Job: Find the line with "Give me the" and the line with "ax = fig.add_axes([60", then repeat both of them and every line in between exactly. Omit the pictures.
** START OF Source records **
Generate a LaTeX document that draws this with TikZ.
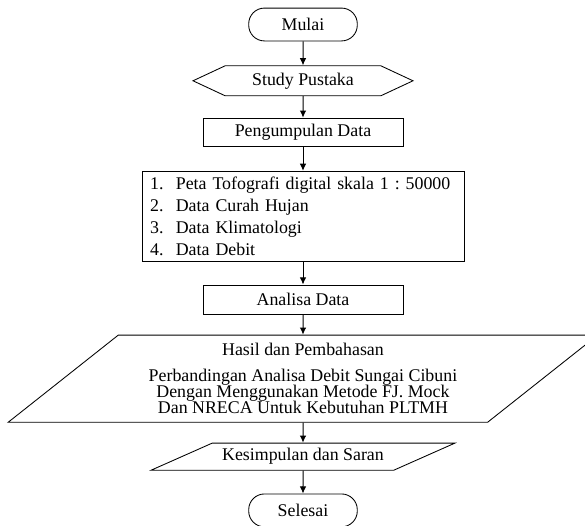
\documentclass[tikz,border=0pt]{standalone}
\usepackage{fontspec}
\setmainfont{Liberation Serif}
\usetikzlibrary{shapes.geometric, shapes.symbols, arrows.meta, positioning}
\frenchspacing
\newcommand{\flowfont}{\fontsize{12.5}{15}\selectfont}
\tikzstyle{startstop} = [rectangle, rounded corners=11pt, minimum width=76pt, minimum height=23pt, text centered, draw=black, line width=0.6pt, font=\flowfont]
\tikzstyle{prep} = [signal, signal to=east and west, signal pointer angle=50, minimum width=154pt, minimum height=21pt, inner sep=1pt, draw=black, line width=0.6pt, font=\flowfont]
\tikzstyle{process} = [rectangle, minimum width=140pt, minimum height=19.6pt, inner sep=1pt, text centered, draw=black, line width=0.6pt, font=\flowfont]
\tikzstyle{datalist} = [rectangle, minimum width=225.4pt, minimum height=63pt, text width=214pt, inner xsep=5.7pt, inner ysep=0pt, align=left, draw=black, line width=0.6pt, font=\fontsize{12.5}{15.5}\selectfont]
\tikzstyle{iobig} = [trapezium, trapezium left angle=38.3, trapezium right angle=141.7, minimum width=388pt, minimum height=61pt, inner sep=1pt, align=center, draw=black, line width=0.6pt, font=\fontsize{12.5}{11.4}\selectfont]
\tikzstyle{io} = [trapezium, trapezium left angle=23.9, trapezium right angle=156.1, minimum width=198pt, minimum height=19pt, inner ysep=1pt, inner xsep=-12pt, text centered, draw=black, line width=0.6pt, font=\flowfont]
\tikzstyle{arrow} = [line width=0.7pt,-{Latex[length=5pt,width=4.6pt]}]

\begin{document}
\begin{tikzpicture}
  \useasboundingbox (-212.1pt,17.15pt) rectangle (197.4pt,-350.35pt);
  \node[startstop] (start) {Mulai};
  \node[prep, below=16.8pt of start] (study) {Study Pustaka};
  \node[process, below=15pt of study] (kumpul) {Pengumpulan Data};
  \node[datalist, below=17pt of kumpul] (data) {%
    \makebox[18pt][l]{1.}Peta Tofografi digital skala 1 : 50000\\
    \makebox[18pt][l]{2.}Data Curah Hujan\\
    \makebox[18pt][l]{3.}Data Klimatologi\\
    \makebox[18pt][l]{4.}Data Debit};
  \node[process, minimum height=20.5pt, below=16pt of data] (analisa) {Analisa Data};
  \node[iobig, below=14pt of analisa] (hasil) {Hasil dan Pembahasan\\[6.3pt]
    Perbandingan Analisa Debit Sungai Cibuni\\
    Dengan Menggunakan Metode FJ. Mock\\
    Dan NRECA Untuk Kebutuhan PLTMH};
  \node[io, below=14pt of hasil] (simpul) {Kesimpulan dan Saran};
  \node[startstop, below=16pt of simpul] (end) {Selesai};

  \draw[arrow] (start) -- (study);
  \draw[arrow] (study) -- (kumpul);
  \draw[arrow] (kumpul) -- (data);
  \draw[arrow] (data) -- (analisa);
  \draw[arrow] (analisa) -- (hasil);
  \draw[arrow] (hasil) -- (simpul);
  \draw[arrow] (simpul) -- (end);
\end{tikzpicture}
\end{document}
** END OF Source records **
** START OF Source records **
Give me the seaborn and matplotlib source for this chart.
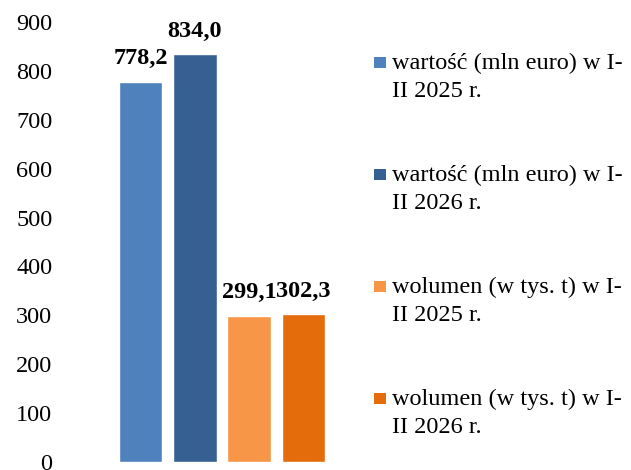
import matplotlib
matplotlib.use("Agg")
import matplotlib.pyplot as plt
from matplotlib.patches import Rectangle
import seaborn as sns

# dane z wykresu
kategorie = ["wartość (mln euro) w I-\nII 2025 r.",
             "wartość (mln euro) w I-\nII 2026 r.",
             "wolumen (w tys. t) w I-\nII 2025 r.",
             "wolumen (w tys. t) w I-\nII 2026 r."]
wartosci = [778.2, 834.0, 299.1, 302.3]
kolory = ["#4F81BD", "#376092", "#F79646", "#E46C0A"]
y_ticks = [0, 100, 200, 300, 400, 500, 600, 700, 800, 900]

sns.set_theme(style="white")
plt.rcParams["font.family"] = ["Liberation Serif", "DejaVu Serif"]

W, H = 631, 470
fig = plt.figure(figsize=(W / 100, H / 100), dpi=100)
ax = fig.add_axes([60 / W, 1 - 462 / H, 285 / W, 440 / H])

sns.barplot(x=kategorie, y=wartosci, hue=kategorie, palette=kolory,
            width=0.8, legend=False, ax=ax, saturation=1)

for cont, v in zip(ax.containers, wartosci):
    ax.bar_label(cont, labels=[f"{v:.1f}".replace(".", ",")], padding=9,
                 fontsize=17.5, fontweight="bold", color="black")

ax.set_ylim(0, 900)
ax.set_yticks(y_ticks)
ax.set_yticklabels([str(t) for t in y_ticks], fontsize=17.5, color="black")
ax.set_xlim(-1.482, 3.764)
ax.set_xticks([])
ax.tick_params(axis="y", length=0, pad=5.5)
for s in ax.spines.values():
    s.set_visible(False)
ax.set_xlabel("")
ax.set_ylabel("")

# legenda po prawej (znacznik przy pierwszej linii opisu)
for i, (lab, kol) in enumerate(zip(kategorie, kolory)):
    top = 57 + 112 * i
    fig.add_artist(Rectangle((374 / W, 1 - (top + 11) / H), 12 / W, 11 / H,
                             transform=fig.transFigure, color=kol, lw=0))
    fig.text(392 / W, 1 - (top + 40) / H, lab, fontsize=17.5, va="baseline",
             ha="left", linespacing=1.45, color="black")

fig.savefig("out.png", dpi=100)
** END OF Source records **
Right answer:
Give me the seaborn and matplotlib source for this chart.
import matplotlib
matplotlib.use("Agg")
import matplotlib.pyplot as plt
from matplotlib.patches import Rectangle
import seaborn as sns

# dane z wykresu
kategorie = ["wartość (mln euro) w I-\nII 2025 r.",
             "wartość (mln euro) w I-\nII 2026 r.",
             "wolumen (w tys. t) w I-\nII 2025 r.",
             "wolumen (w tys. t) w I-\nII 2026 r."]
wartosci = [778.2, 834.0, 299.1, 302.3]
kolory = ["#4F81BD", "#376092", "#F79646", "#E46C0A"]
y_ticks = [0, 100, 200, 300, 400, 500, 600, 700, 800, 900]

sns.set_theme(style="white")
plt.rcParams["font.family"] = ["Liberation Serif", "DejaVu Serif"]

W, H = 631, 470
fig = plt.figure(figsize=(W / 100, H / 100), dpi=100)
ax = fig.add_axes([60 / W, 1 - 462 / H, 285 / W, 440 / H])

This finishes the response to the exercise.